> [WRITTEN PROBLEM]:
All the data must come back unchanged, except that pictures are left out.

> [DATA PROVIDED]:
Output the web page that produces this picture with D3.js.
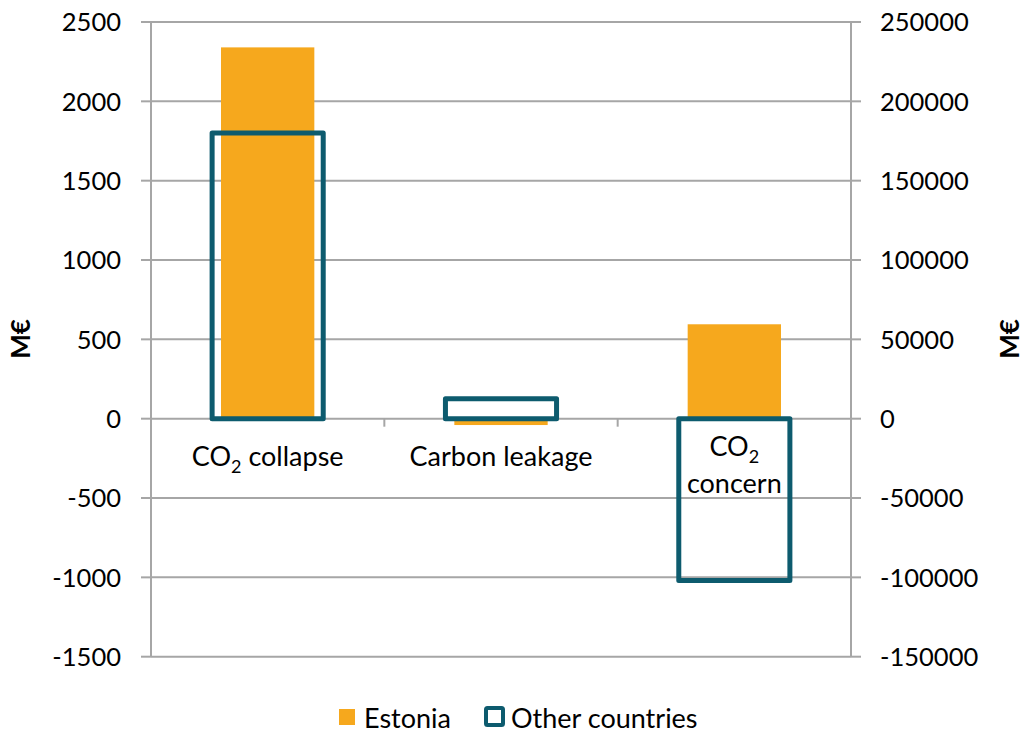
<!DOCTYPE html>
<html><head><meta charset="utf-8">
<script src="https://cdn.jsdelivr.net/npm/d3@7"></script>
<style>body{margin:0;background:#fff}svg{display:block}text{font-family:Lato,"Open Sans",sans-serif;fill:#000}</style>
</head><body><svg id="c" width="1026" height="733"></svg>
<script>
const categories = ["CO2 collapse","Carbon leakage","CO2 concern"];
const estonia = [2340, -40, 595];
const otherCountries = [180000, 12500, -102000];
const leftTicks = [-1500,-1000,-500,0,500,1000,1500,2000,2500];
const rightTicks = [-150000,-100000,-50000,0,50000,100000,150000,200000,250000];
const seriesNames = ["Estonia","Other countries"];

const svg = d3.select("#c");
const L = 151, R = 851, T = 22, B = 656.7;
const orange = "#F6A81D", teal = "#0D5B6E", grid = "#A6A6A6";
const numSize = 25.5, txtSize = 27;
const yL = d3.scaleLinear().domain([-1500,2500]).range([B,T]);
const yR = d3.scaleLinear().domain([-150000,250000]).range([B,T]);
const x = d3.scaleBand().domain(categories).range([L,R]).paddingInner(0).paddingOuter(0);
const bw = x.bandwidth();

// gridlines
svg.append("g").selectAll("line").data(leftTicks).join("line")
  .attr("x1",L).attr("x2",R).attr("y1",d=>yL(d)).attr("y2",d=>yL(d))
  .attr("stroke",grid).attr("stroke-width",2);
// axes lines
svg.append("line").attr("x1",L).attr("x2",L).attr("y1",T).attr("y2",B).attr("stroke",grid).attr("stroke-width",2);
svg.append("line").attr("x1",R).attr("x2",R).attr("y1",T).attr("y2",B).attr("stroke",grid).attr("stroke-width",2);
// ticks
svg.append("g").selectAll("line").data(leftTicks).join("line")
  .attr("x1",L-10).attr("x2",L).attr("y1",d=>yL(d)).attr("y2",d=>yL(d)).attr("stroke",grid).attr("stroke-width",2);
svg.append("g").selectAll("line").data(rightTicks).join("line")
  .attr("x1",R).attr("x2",R+10).attr("y1",d=>yR(d)).attr("y2",d=>yR(d)).attr("stroke",grid).attr("stroke-width",2);
// category ticks on zero line
const catEdges = [L, ...categories.map(c=>x(c)+bw)];
svg.append("g").selectAll("line").data(catEdges).join("line")
  .attr("x1",d=>d).attr("x2",d=>d).attr("y1",yL(0)).attr("y2",yL(0)+8).attr("stroke",grid).attr("stroke-width",2);

// tick labels
svg.append("g").selectAll("text").data(leftTicks).join("text")
  .attr("x",121).attr("y",d=>yL(d)).attr("dy","0.36em").attr("text-anchor","end")
  .attr("font-size",numSize).text(d=>d);
svg.append("g").selectAll("text").data(rightTicks).join("text")
  .attr("x",880).attr("y",d=>yR(d)).attr("dy","0.36em").attr("text-anchor","start")
  .attr("font-size",numSize).text(d=>d);

// axis titles
svg.append("text").attr("transform","translate(30,339) rotate(-90)").attr("text-anchor","middle")
  .attr("font-size",26).attr("font-weight","bold").text("M€");
svg.append("text").attr("transform","translate(1019,339) rotate(-90)").attr("text-anchor","middle")
  .attr("font-size",26).attr("font-weight","bold").text("M€");

// Estonia bars (gap 150%)
const ew = bw/2.5;
svg.append("g").selectAll("rect").data(estonia).join("rect")
  .attr("x",(d,i)=>x(categories[i])+bw/2-ew/2).attr("width",ew)
  .attr("y",d=>Math.min(yL(d),yL(0))).attr("height",d=>Math.abs(yL(d)-yL(0)))
  .attr("fill",orange);

// category labels
function co2(sel, cx, y, rest){
  const t = sel.append("text").attr("x",cx).attr("y",y).attr("text-anchor","middle").attr("font-size",txtSize);
  t.append("tspan").text("CO");
  t.append("tspan").attr("font-size",18).attr("dy",7).text("2");
  if(rest) t.append("tspan").attr("dy",-7).text(" "+rest);
}
const lg = svg.append("g");
co2(lg, x(categories[0])+bw/2, 466, "collapse");
lg.append("text").attr("x",x(categories[1])+bw/2).attr("y",466).attr("text-anchor","middle").attr("font-size",txtSize).text("Carbon leakage");
co2(lg, x(categories[2])+bw/2, 456, null);
lg.append("text").attr("x",x(categories[2])+bw/2).attr("y",493).attr("text-anchor","middle").attr("font-size",txtSize).text("concern");

// Other countries outlined bars (gap 110%)
const ow = bw/2.1;
svg.append("g").selectAll("rect").data(otherCountries).join("rect")
  .attr("x",(d,i)=>x(categories[i])+bw/2-ow/2).attr("width",ow)
  .attr("y",d=>Math.min(yR(d),yR(0))).attr("height",d=>Math.abs(yR(d)-yR(0)))
  .attr("fill","none").attr("stroke",teal).attr("stroke-width",5).attr("stroke-linejoin","round");

// legend
const leg = svg.append("g");
leg.append("rect").attr("x",339).attr("y",709).attr("width",16).attr("height",16).attr("fill",orange);
leg.append("text").attr("x",364).attr("y",718).attr("dy","0.36em").attr("font-size",txtSize).text(seriesNames[0]);
leg.append("rect").attr("x",486).attr("y",708).attr("width",17).attr("height",17).attr("fill","#fff")
  .attr("stroke",teal).attr("stroke-width",4).attr("rx",1.5);
leg.append("text").attr("x",511).attr("y",718).attr("dy","0.36em").attr("font-size",txtSize).text(seriesNames[1]);
</script></body></html>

> [ANSWER TO THIS EXERCISE]:
Output the web page that produces this picture with D3.js.
<!DOCTYPE html>
<html><head><meta charset="utf-8">
<script src="https://cdn.jsdelivr.net/npm/d3@7"></script>
<style>body{margin:0;background:#fff}svg{display:block}text{font-family:Lato,"Open Sans",sans-serif;fill:#000}</style>
</head><body><svg id="c" width="1026" height="733"></svg>
<script>
const categories = ["CO2 collapse","Carbon leakage","CO2 concern"];
const estonia = [2340, -40, 595];
const otherCountries = [180000, 12500, -102000];
const leftTicks = [-1500,-1000,-500,0,500,1000,1500,2000,2500];
const rightTicks = [-150000,-100000,-50000,0,50000,100000,150000,200000,250000];
const seriesNames = ["Estonia","Other countries"];

const svg = d3.select("#c");
const L = 151, R = 851, T = 22, B = 656.7;
const orange = "#F6A81D", teal = "#0D5B6E", grid = "#A6A6A6";
const numSize = 25.5, txtSize = 27;
const yL = d3.scaleLinear().domain([-1500,2500]).range([B,T]);
const yR = d3.scaleLinear().domain([-150000,250000]).range([B,T]);
const x = d3.scaleBand().domain(categories).range([L,R]).paddingInner(0).paddingOuter(0);
const bw = x.bandwidth();

// gridlines
svg.append("g").selectAll("line").data(leftTicks).join("line")
  .attr("x1",L).attr("x2",R).attr("y1",d=>yL(d)).attr("y2",d=>yL(d))
  .attr("stroke",grid).attr("stroke-width",2);
// axes lines
svg.append("line").attr("x1",L).attr("x2",L).attr("y1",T).attr("y2",B).attr("stroke",grid).attr("stroke-width",2);
svg.append("line").attr("x1",R).attr("x2",R).attr("y1",T).attr("y2",B).attr("stroke",grid).attr("stroke-width",2);
// ticks
svg.append("g").selectAll("line").data(leftTicks).join("line")
  .attr("x1",L-10).attr("x2",L).attr("y1",d=>yL(d)).attr("y2",d=>yL(d)).attr("stroke",grid).attr("stroke-width",2);
svg.append("g").selectAll("line").data(rightTicks).join("line")
  .attr("x1",R).attr("x2",R+10).attr("y1",d=>yR(d)).attr("y2",d=>yR(d)).attr("stroke",grid).attr("stroke-width",2);
// category ticks on zero line
const catEdges = [L, ...categories.map(c=>x(c)+bw)];
svg.append("g").selectAll("line").data(catEdges).join("line")
  .attr("x1",d=>d).attr("x2",d=>d).attr("y1",yL(0)).attr("y2",yL(0)+8).attr("stroke",grid).attr("stroke-width",2);

// tick labels
svg.append("g").selectAll("text").data(leftTicks).join("text")
  .attr("x",121).attr("y",d=>yL(d)).attr("dy","0.36em").attr("text-anchor","end")
  .attr("font-size",numSize).text(d=>d);
svg.append("g").selectAll("text").data(rightTicks).join("text")
  .attr("x",880).attr("y",d=>yR(d)).attr("dy","0.36em").attr("text-anchor","start")
  .attr("font-size",numSize).text(d=>d);

// axis titles
svg.append("text").attr("transform","translate(30,339) rotate(-90)").attr("text-anchor","middle")
  .attr("font-size",26).attr("font-weight","bold").text("M€");
svg.append("text").attr("transform","translate(1019,339) rotate(-90)").attr("text-anchor","middle")
  .attr("font-size",26).attr("font-weight","bold").text("M€");

// Estonia bars (gap 150%)
const ew = bw/2.5;
svg.append("g").selectAll("rect").data(estonia).join("rect")
  .attr("x",(d,i)=>x(categories[i])+bw/2-ew/2).attr("width",ew)
  .attr("y",d=>Math.min(yL(d),yL(0))).attr("height",d=>Math.abs(yL(d)-yL(0)))
  .attr("fill",orange);

// category labels
function co2(sel, cx, y, rest){
  const t = sel.append("text").attr("x",cx).attr("y",y).attr("text-anchor","middle").attr("font-size",txtSize);
  t.append("tspan").text("CO");
  t.append("tspan").attr("font-size",18).attr("dy",7).text("2");
  if(rest) t.append("tspan").attr("dy",-7).text(" "+rest);
}
const lg = svg.append("g");
co2(lg, x(categories[0])+bw/2, 466, "collapse");
lg.append("text").attr("x",x(categories[1])+bw/2).attr("y",466).attr("text-anchor","middle").attr("font-size",txtSize).text("Carbon leakage");
co2(lg, x(categories[2])+bw/2, 456, null);
lg.append("text").attr("x",x(categories[2])+bw/2).attr("y",493).attr("text-anchor","middle").attr("font-size",txtSize).text("concern");

// Other countries outlined bars (gap 110%)
const ow = bw/2.1;
svg.append("g").selectAll("rect").data(otherCountries).join("rect")
  .attr("x",(d,i)=>x(categories[i])+bw/2-ow/2).attr("width",ow)
  .attr("y",d=>Math.min(yR(d),yR(0))).attr("height",d=>Math.abs(yR(d)-yR(0)))
  .attr("fill","none").attr("stroke",teal).attr("stroke-width",5).attr("stroke-linejoin","round");

// legend
const leg = svg.append("g");
leg.append("rect").attr("x",339).attr("y",709).attr("width",16).attr("height",16).attr("fill",orange);
leg.append("text").attr("x",364).attr("y",718).attr("dy","0.36em").attr("font-size",txtSize).text(seriesNames[0]);
leg.append("rect").attr("x",486).attr("y",708).attr("width",17).attr("height",17).attr("fill","#fff")
  .attr("stroke",teal).attr("stroke-width",4).attr("rx",1.5);
leg.append("text").attr("x",511).attr("y",718).attr("dy","0.36em").attr("font-size",txtSize).text(seriesNames[1]);
</script></body></html>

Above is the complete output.